■ Data block:
----------------------------------------

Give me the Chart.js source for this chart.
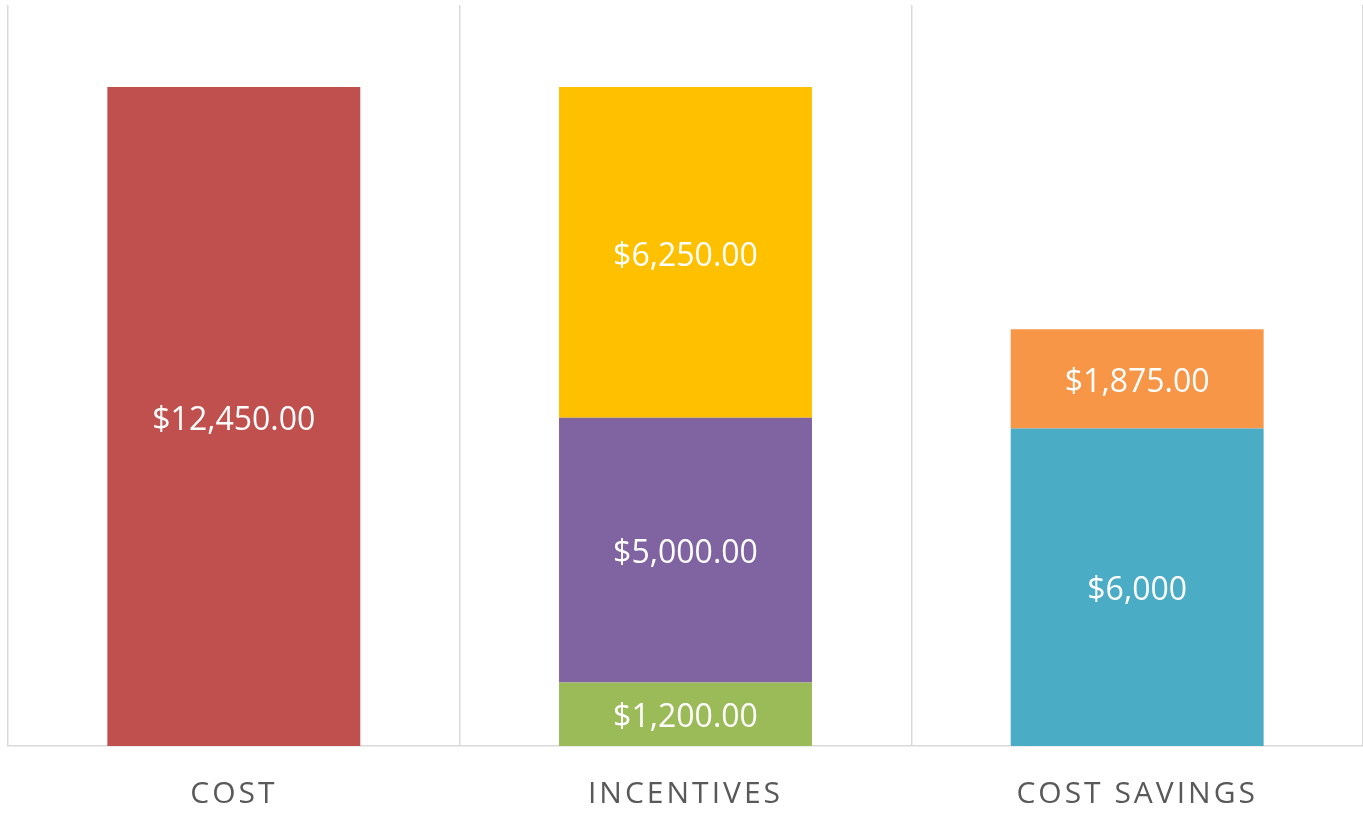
<!DOCTYPE html>
<html>
<head>
<meta charset="utf-8">
<script src="https://cdn.jsdelivr.net/npm/chart.js@4"></script>
<style>
  html, body { margin: 0; padding: 0; background: #fff; }
  #wrap { width: 1363px; height: 822px; }
</style>
</head>
<body>
<div id="wrap"><canvas id="savingsChart"></canvas></div>
<script>
const categories = ['COST', 'INCENTIVES', 'COST SAVINGS'];

// one segment per dataset, null where the segment is not in that column
const costValues      = [12450, null, null];
const rebateValues    = [null, 1200, null];
const taxCreditValues = [null, 5000, null];
const grantValues     = [null, 6250, null];
const energyValues    = [null, null, 6000];
const upkeepValues    = [null, null, 1875];

const costLabels      = ['$12,450.00', '', ''];
const rebateLabels    = ['', '$1,200.00', ''];
const taxCreditLabels = ['', '$5,000.00', ''];
const grantLabels     = ['', '$6,250.00', ''];
const energyLabels    = ['', '', '$6,000'];
const upkeepLabels    = ['', '', '$1,875.00'];

const FONT = "'Open Sans', 'DejaVu Sans', sans-serif";

const segment = (data, labels, color) => ({
    data: data,
    valueLabels: labels,
    backgroundColor: color,
    borderWidth: 0,
    categoryPercentage: 1,
    barPercentage: 0.56
});

// x labels are letter-spaced, bar labels are not
const spacingPlugin = {
    id: 'spacing',
    beforeDraw(chart) {
        chart.ctx.letterSpacing = '3px';
    }
};

const valueLabelPlugin = {
    id: 'valueLabels',
    afterDatasetsDraw(chart) {
        const ctx = chart.ctx;
        ctx.save();
        ctx.letterSpacing = '0px';
        ctx.fillStyle = '#ffffff';
        ctx.font = '32px ' + FONT;
        ctx.textAlign = 'center';
        ctx.textBaseline = 'middle';
        chart.data.datasets.forEach((ds, i) => {
            const meta = chart.getDatasetMeta(i);
            meta.data.forEach((bar, j) => {
                if (ds.data[j] == null) return;
                const p = bar.getProps(['x', 'y', 'base'], true);
                // nudge down a little so the digits sit in the middle
                ctx.fillText(ds.valueLabels[j], p.x, (p.y + p.base) / 2 + 4);
            });
        });
        ctx.restore();
    }
};

const ctx = document.getElementById('savingsChart').getContext('2d');
const savingsChart = new Chart(ctx, {
    type: 'bar',
    data: {
        labels: categories,
        datasets: [
            segment(costValues, costLabels, '#C0504D'),
            segment(rebateValues, rebateLabels, '#9BBB59'),
            segment(taxCreditValues, taxCreditLabels, '#8064A2'),
            segment(grantValues, grantLabels, '#FFC000'),
            segment(energyValues, energyLabels, '#4BACC6'),
            segment(upkeepValues, upkeepLabels, '#F79646')
        ]
    },
    options: {
        responsive: true,
        maintainAspectRatio: false,
        animation: false,
        layout: {
            padding: { left: 8, top: 5, right: 0, bottom: 11 }
        },
        plugins: {
            legend: { display: false },
            tooltip: { enabled: false }
        },
        scales: {
            x: {
                stacked: true,
                afterFit(scale) {
                    scale.height = 65;
                },
                grid: {
                    offset: true,
                    color: '#D9D9D9',
                    lineWidth: 1.5,
                    drawTicks: false
                },
                border: { color: '#D9D9D9', width: 1.5 },
                ticks: {
                    color: '#595959',
                    padding: 30,
                    font: { family: FONT, size: 30 }
                }
            },
            y: {
                stacked: true,
                display: false,
                min: 0,
                max: 14000
            }
        }
    },
    plugins: [spacingPlugin, valueLabelPlugin]
});
</script>
</body>
</html>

----------------------------------------

■ Short task:
Pictures stay out. Print the data exactly, from its first line through the line containing "[null, null, 1875];".

■ Result:
Give me the Chart.js source for this chart.
<!DOCTYPE html>
<html>
<head>
<meta charset="utf-8">
<script src="https://cdn.jsdelivr.net/npm/chart.js@4"></script>
<style>
  html, body { margin: 0; padding: 0; background: #fff; }
  #wrap { width: 1363px; height: 822px; }
</style>
</head>
<body>
<div id="wrap"><canvas id="savingsChart"></canvas></div>
<script>
const categories = ['COST', 'INCENTIVES', 'COST SAVINGS'];

// one segment per dataset, null where the segment is not in that column
const costValues      = [12450, null, null];
const rebateValues    = [null, 1200, null];
const taxCreditValues = [null, 5000, null];
const grantValues     = [null, 6250, null];
const energyValues    = [null, null, 6000];
const upkeepValues    = [null, null, 1875];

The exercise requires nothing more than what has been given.